Graham Duncan (2003) recounts the story of a parcel of dry turfy material arriving at Mrs Garnett-Botfield's home in England. In the first year a single red-flowered plant of Rhodohypoxis flowered, and the following year a white-flowered plant appeared. Amazingly, many of the R. baurii cultivars presently popular in horticulture originated from these two plants.
None of the Rhodohypoxis species appear to be used in traditional medicine, although members of the genus Hypoxis are widely used to treat many ailments.
Growing Rhodohypoxis baurii
These plants are best grown in shallow containers in a well-drained, acidic soil mixture with a high organic content. It is important that the mixture retains moisture but does not become waterlogged. A mixture of finely milled, composted bark, leaf mould and sharp sand in a ratio of 1:1:1 is a good starting point but should be adjusted to suit the grower's particular growing conditions.
Rhodohypoxis is easily propagated from seed as well as from the prolific offshoots which develop during the growing season.
The seed should be sown in pots or trays containing a fine, free-draining mixture and kept moist until the seedlings appear. The young plants can be pricked out into permanent containers but it is a tedious task and the seedlings will be quite happy in the seedling trays until the rhizomes develop and the plants are more easily handled.

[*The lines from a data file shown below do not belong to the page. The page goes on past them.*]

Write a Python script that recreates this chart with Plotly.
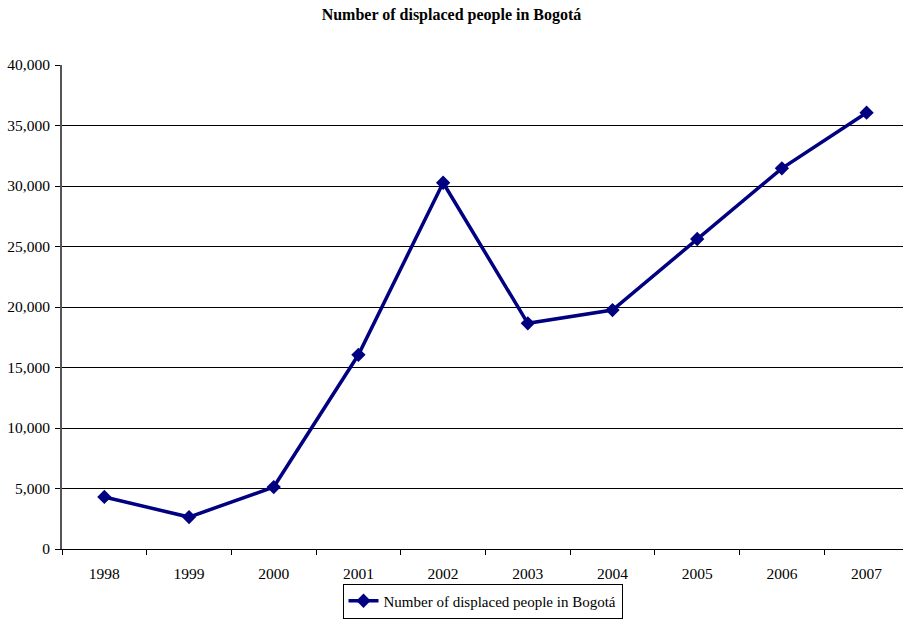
import plotly.graph_objects as go

years = ["1998", "1999", "2000", "2001", "2002", "2003", "2004", "2005", "2006", "2007"]
displaced = [4300, 2640, 5120, 16050, 30270, 18650, 19750, 25620, 31460, 36060]
series_name = "Number of displaced people in Bogotá"
y_ticks = [0, 5000, 10000, 15000, 20000, 25000, 30000, 35000, 40000]
y_labels = ["0", "5,000", "10,000", "15,000", "20,000", "25,000", "30,000", "35,000", "40,000"]

FONT = "Liberation Serif, Times New Roman, serif"

fig = go.Figure()
fig.add_trace(go.Scatter(
    x=list(range(len(years))), y=displaced, name=series_name,
    mode="lines+markers",
    line=dict(color="#000080", width=3.5),
    marker=dict(symbol="diamond", size=11, color="#000080"),
    showlegend=True,
))

fig.update_layout(
    width=903, height=620,
    margin=dict(l=62, r=0, t=65, b=71, autoexpand=False),
    paper_bgcolor="white", plot_bgcolor="white",
    font=dict(family=FONT, size=15, color="black"),
    title=dict(text="<b>Number of displaced people in Bogotá</b>",
               x=0.5, xref="container", y=1 - 14 / 620, yanchor="middle",
               font=dict(family=FONT, size=16, color="black")),
    legend=dict(orientation="h", x=0.5, xanchor="center", xref="paper",
                yref="container", y=1.5 / 620, yanchor="bottom",
                bordercolor="black", borderwidth=1,
                font=dict(family=FONT, size=15, color="black"),
                itemwidth=30),
)

fig.update_xaxes(
    range=[-0.5, 9.43], automargin=False,
    tickmode="array", tickvals=list(range(len(years))), ticktext=years,
    showgrid=False, zeroline=False,
    showline=True, linecolor="black", linewidth=1,
    ticks="", ticklen=0, ticklabelstandoff=10,
    minor=dict(tickmode="array", tickvals=[i - 0.5 for i in range(len(years) + 1)],
               ticks="outside", ticklen=5, tickcolor="black", tickwidth=1),
    tickfont=dict(family=FONT, size=15.5, color="black"),
    fixedrange=True,
)
fig.update_yaxes(
    range=[0, 40000], automargin=False,
    tickmode="array", tickvals=y_ticks, ticktext=y_labels,
    showgrid=True, gridcolor="black", gridwidth=1,
    zeroline=False,
    showline=True, linecolor="#555555", linewidth=2,
    ticks="outside", ticklen=5, tickcolor="black", tickwidth=1,
    ticklabelstandoff=2,
    tickfont=dict(family=FONT, size=15.5, color="black"),
    fixedrange=True,
)

fig.write_html("out.html")
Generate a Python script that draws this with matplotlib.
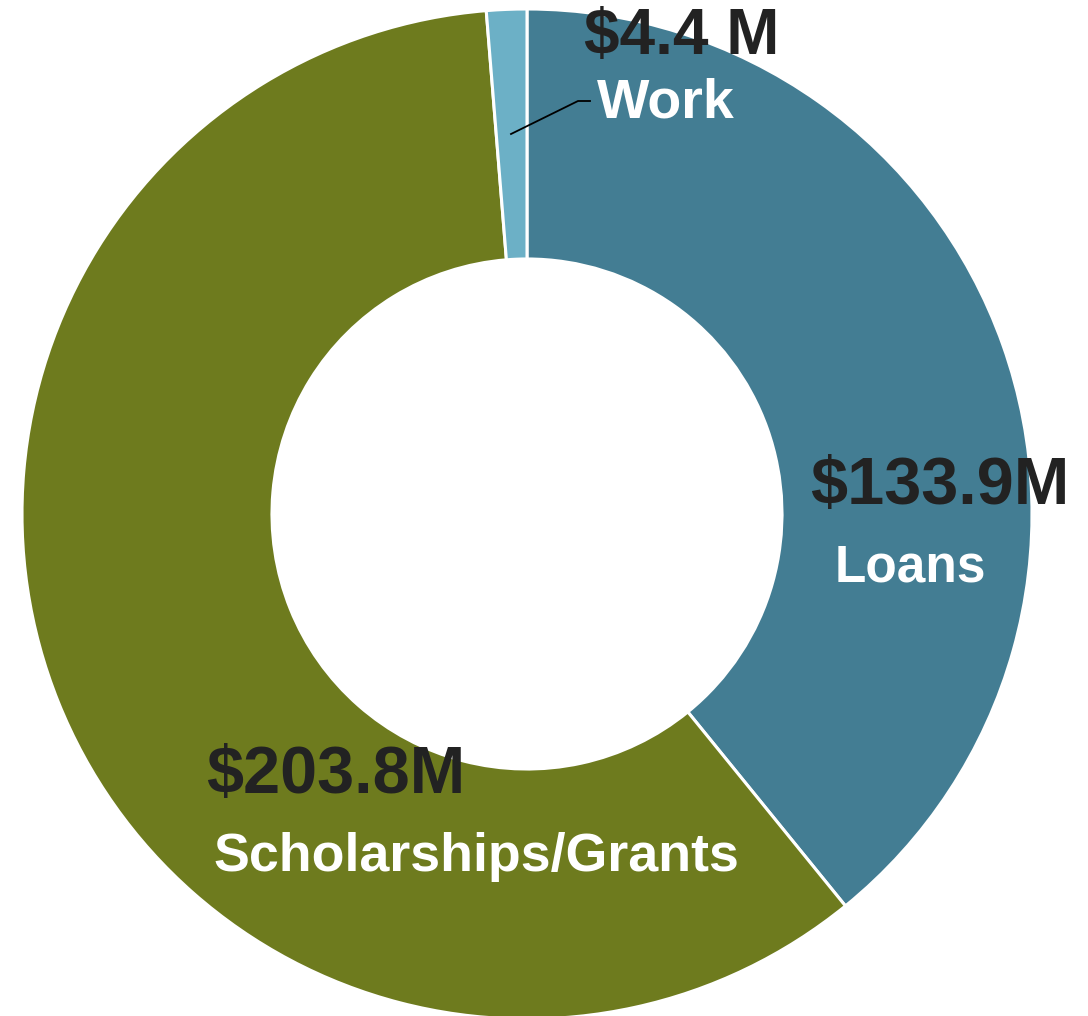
import matplotlib
matplotlib.use("Agg")
import matplotlib.pyplot as plt

# aid amounts in $M
labels = ["Loans", "Scholarships/Grants", "Work"]
amounts = [133.9, 203.8, 4.4]
value_text = ["$133.9M", "$203.8M", "$4.4 M"]
colors = ["#437D93", "#6E7B1E", "#6CB0C6"]

W, H = 1088, 1016
CX, CY, R = 527, 514, 505


def px(x, y):
    # pixel position -> data coords (pie radius = 1)
    return (x - CX) / R, (CY - y) / R


plt.rcParams["font.family"] = ["Liberation Sans", "DejaVu Sans"]

fig = plt.figure(figsize=(W / 100, H / 100), dpi=100)
ax = fig.add_axes([0, 0, 1, 1])

ax.pie(amounts, colors=colors, startangle=90, counterclock=False, radius=1,
       wedgeprops=dict(width=0.495, edgecolor="white", linewidth=2.2))

ax.set_aspect("auto")
ax.set_xlim(-CX / R, (W - CX) / R)
ax.set_ylim(-(H - CY) / R, CY / R)
ax.axis("off")

dark = "#222222"
# Loans
ax.text(*px(940, 487), value_text[0], fontsize=48, fontweight="bold", color=dark, ha="center", va="center")
ax.text(*px(910, 568), labels[0], fontsize=37, fontweight="bold", color="white", ha="center", va="center")
# Scholarships/Grants
ax.text(*px(336, 776), value_text[1], fontsize=48, fontweight="bold", color=dark, ha="center", va="center")
ax.text(*px(476, 857), labels[1], fontsize=38.7, fontweight="bold", color="white", ha="center", va="center")
# Work
ax.text(*px(682, 37), value_text[2], fontsize=46, fontweight="bold", color=dark, ha="center", va="center")
ax.text(*px(666, 103), labels[2], fontsize=40, fontweight="bold", color="white", ha="center", va="center")

# leader line for the small slice
lx, ly = zip(px(511, 134), px(578, 101), px(590, 101))
ax.plot(lx, ly, color="black", linewidth=1.3)

fig.savefig("out.png", dpi=100)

Division of the mature plants is done in late winter.. Plant the small rhizomes vertically and close together about 2.5 mm below the surface of the mixture in early spring and water well. The short, grass-like leaves will appear within two weeks, soon followed by the first flowers. For the duration of the growing season, spring and summer, the plants must not be allowed to dry out. The containers should be kept in a position which receives full sun in the mornings and bright shade in the afternoons. When the flowering period is over, stop watering the containers and keep them in a cool dry place. It is best to allow the plants to grow undisturbed for two to three seasons, after which they should be divided and repotted into fresh soil.
Regular feeding with a liquid plant food should be done regularly during the growing season. These rewarding little plants do not seem to be prone to insect attack but it is worth keeping an eye open for slugs and snails.
References and further reading
- Duncan, G.D. 1989. Rhodohypoxis. In N.M. Du Plessis & G.D. Duncan, Bulbous plants of southern Africa : 64, 65. Tafelberg, Cape Town.
- Duncan, G.D. 2003. Rhodohypoxis : carpets of Alpine jewels. Veld & Flora 89: 140-144.
- Hilliard, O.M. & Burtt, B.L. 1978. Notes on some plants from southern Africa chiefly from Natal : VII. Notes from the Royal Botanic Garden, Edinburgh 36: 43-76.
- Pooley, E. 1998. A field guide to wildflowers of KwaZulu-Natal and the Eastern Region. Natal Flora Publications Trust, Durban.